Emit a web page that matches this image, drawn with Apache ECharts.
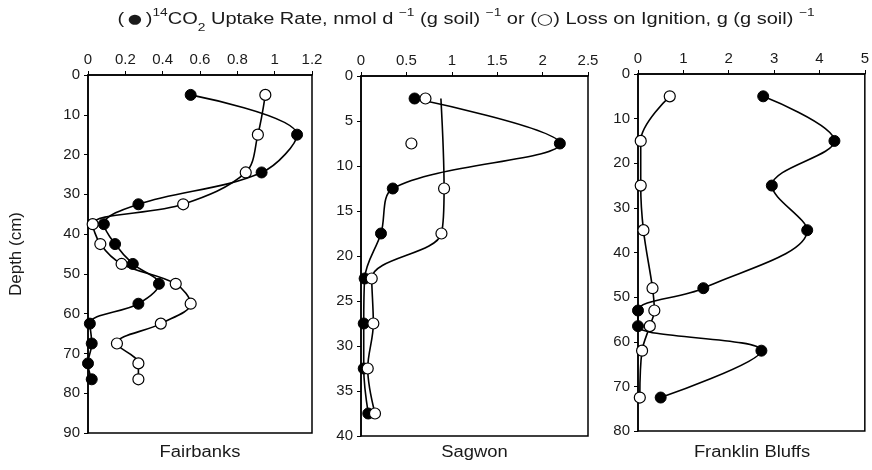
<!DOCTYPE html>
<html>
<head>
<meta charset="utf-8">
<script src="https://cdn.jsdelivr.net/npm/echarts@6/dist/echarts.min.js"></script>
<style>
  html, body { margin: 0; padding: 0; background: #fff; }
  #chart { width: 872px; height: 470px; }
</style>
</head>
<body>
<div id="chart"></div>
<script>
// Fairbanks profile: depth (cm), 14CO2 uptake rate, loss on ignition
const fbDepth  = [5, 15, 24.5, 32.5, 37.5, 42.5, 47.5, 52.5, 57.5, 62.5, 67.5, 72.5, 76.5];
const fbUptake = [0.55, 1.12, 0.93, 0.27, 0.085, 0.145, 0.24, 0.38, 0.27, 0.01, 0.02, 0.0, 0.02];
const fbLoi    = [0.95, 0.91, 0.845, 0.51, 0.025, 0.066, 0.18, 0.47, 0.55, 0.39, 0.155, 0.27, 0.27];

// Sagwon profile
const sgDepth  = [2.5, 7.5, 12.5, 17.5, 22.5, 27.5, 32.5, 37.5];
const sgUptake = [0.59, 2.19, 0.35, 0.22, 0.04, 0.03, 0.03, 0.08];
const sgLoi    = [0.71, 0.555, 0.915, 0.886, 0.118, 0.136, 0.074, 0.154];
// LOI trend line in the top layer starts at this value (depth 2.5 cm) and joins the 12.5 cm sample
const sgLoiTrendTop = 0.88;

// Franklin Bluffs profile
const frDepth  = [5, 15, 25, 35, 48, 53, 56.5, 62, 72.5];
const frUptake = [2.76, 4.33, 2.95, 3.73, 1.44, 0.0, 0.0, 2.72, 0.5];
const frLoi    = [0.70, 0.06, 0.06, 0.12, 0.32, 0.36, 0.26, 0.09, 0.04];

// axis scales
const xMax = [1.2, 2.5, 5];
const xStep = [0.2, 0.5, 1];
const yMax = [90, 40, 80];
const yStep = [10, 5, 10];
const siteNames = ['Fairbanks', 'Sagwon', 'Franklin Bluffs'];

const FONT = 'Liberation Sans, Arial, Helvetica, sans-serif';
const INK = '#1a1a1a';

const pair = (xs, ys) => xs.map((x, i) => [x, ys[i]]);

const grids = [
  { left: 88, top: 75, width: 224, height: 358 },
  { left: 361, top: 76, width: 227, height: 360 },
  { left: 638, top: 74, width: 228, height: 357 }
].map(g => Object.assign(g, { show: true, borderColor: '#000', borderWidth: 1.5, backgroundColor: 'transparent' }));

const xAxes = xMax.map((m, i) => ({
  type: 'value', gridIndex: i, position: 'top', min: 0, max: m, interval: xStep[i],
  axisLine: { show: true, lineStyle: { color: '#000', width: 1.5 } },
  axisTick: { show: true, inside: false, length: 4, lineStyle: { color: '#000', width: 1 } },
  axisLabel: { margin: 8, fontSize: 15, color: INK, fontFamily: FONT },
  splitLine: { show: false }
}));

const yAxes = yMax.map((m, i) => ({
  type: 'value', gridIndex: i, inverse: true, min: 0, max: m, interval: yStep[i],
  axisLine: { show: true, lineStyle: { color: '#000', width: 1.5 } },
  axisTick: { show: true, inside: false, length: 4, lineStyle: { color: '#000', width: 1 } },
  axisLabel: { margin: 8, fontSize: 15, color: INK, fontFamily: FONT },
  splitLine: { show: false },
  name: i === 0 ? 'Depth (cm)' : '',
  nameLocation: 'middle', nameRotate: 90, nameGap: 63,
  nameTextStyle: { fontSize: 17, color: INK, fontFamily: FONT }
}));

const filled = (data, idx) => ({
  type: 'line', xAxisIndex: idx, yAxisIndex: idx, data, smooth: 0.35, clip: false,
  symbol: 'circle', symbolSize: 11,
  lineStyle: { color: '#000', width: 1.6 },
  itemStyle: { color: '#000', borderColor: '#000', borderWidth: 1 },
  z: 3
});
const open = (data, idx) => ({
  type: 'line', xAxisIndex: idx, yAxisIndex: idx, data, smooth: 0.35, clip: false,
  symbol: 'circle', symbolSize: 11,
  lineStyle: { color: '#000', width: 1.6 },
  itemStyle: { color: '#fff', borderColor: '#000', borderWidth: 1.2 },
  z: 4
});

// Sagwon LOI: two upper samples stand alone, the trend line runs from the surface value down
const sgLoiPoints = pair(sgLoi, sgDepth);
const sgLoiLine = [{ value: [sgLoiTrendTop, sgDepth[0]], symbol: 'none' }].concat(sgLoiPoints.slice(2));

const series = [
  filled(pair(fbUptake, fbDepth), 0),
  open(pair(fbLoi, fbDepth), 0),
  filled(pair(sgUptake, sgDepth), 1),
  open(sgLoiLine, 1),
  {
    type: 'scatter', xAxisIndex: 1, yAxisIndex: 1, data: sgLoiPoints.slice(0, 2),
    symbol: 'circle', symbolSize: 11,
    itemStyle: { color: '#fff', borderColor: '#000', borderWidth: 1.2, opacity: 1 }, z: 4
  },
  filled(pair(frUptake, frDepth), 2),
  open(pair(frLoi, frDepth), 2)
];

const centers = grids.map(g => g.left + g.width / 2);

// headline and site captions: Helvetica-like type, slightly widened
const graphics = [{
  type: 'text', x: 466, y: 7, scaleX: 1.25, scaleY: 1, z: 10,
  style: {
    text: '{t|(}{dot|●}{t|)}{sup|14}{t|CO}{sub|2}{t| Uptake Rate, nmol d }{sup|−1}{t| (g soil) }{sup|−1}{t| or (}{ring|○}{t|) Loss on Ignition, g (g soil) }{sup|−1}',
    textAlign: 'center', textVerticalAlign: 'top',
    fill: INK, font: '16px ' + FONT,
    rich: {
      t: { fontSize: 16, fontFamily: FONT, fill: INK, lineHeight: 26 },
      dot: { fontSize: 13, fontFamily: 'DejaVu Sans', fill: INK, lineHeight: 26, padding: [0, 3, 0, 3] },
      ring: { fontSize: 15, fontFamily: 'DejaVu Sans', fill: INK, lineHeight: 26 },
      sup: { fontSize: 11, fontFamily: FONT, fill: INK, verticalAlign: 'top', lineHeight: 12 },
      sub: { fontSize: 11, fontFamily: FONT, fill: INK, verticalAlign: 'bottom', lineHeight: 12 }
    }
  }
}].concat(siteNames.map((n, i) => ({
  type: 'text', x: centers[i], y: 453, scaleX: 1.15, z: 10,
  style: { text: n, textAlign: 'center', textVerticalAlign: 'middle', fill: INK, font: '16px ' + FONT }
})));

const chart = echarts.init(document.getElementById('chart'), null, { renderer: 'canvas' });
chart.setOption({
  animation: false,
  backgroundColor: '#fff',
  grid: grids,
  xAxis: xAxes,
  yAxis: yAxes,
  series,
  graphic: graphics
});
</script>
</body>
</html>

_ _ _ _

◆ **Aim**
Identify the lines that hold the word "this". Copy every one of them.

◆ **Problem solution**
Emit a web page that matches this image, drawn with Apache ECharts.
// LOI trend line in the top layer starts at this value (depth 2.5 cm) and joins the 12.5 cm sample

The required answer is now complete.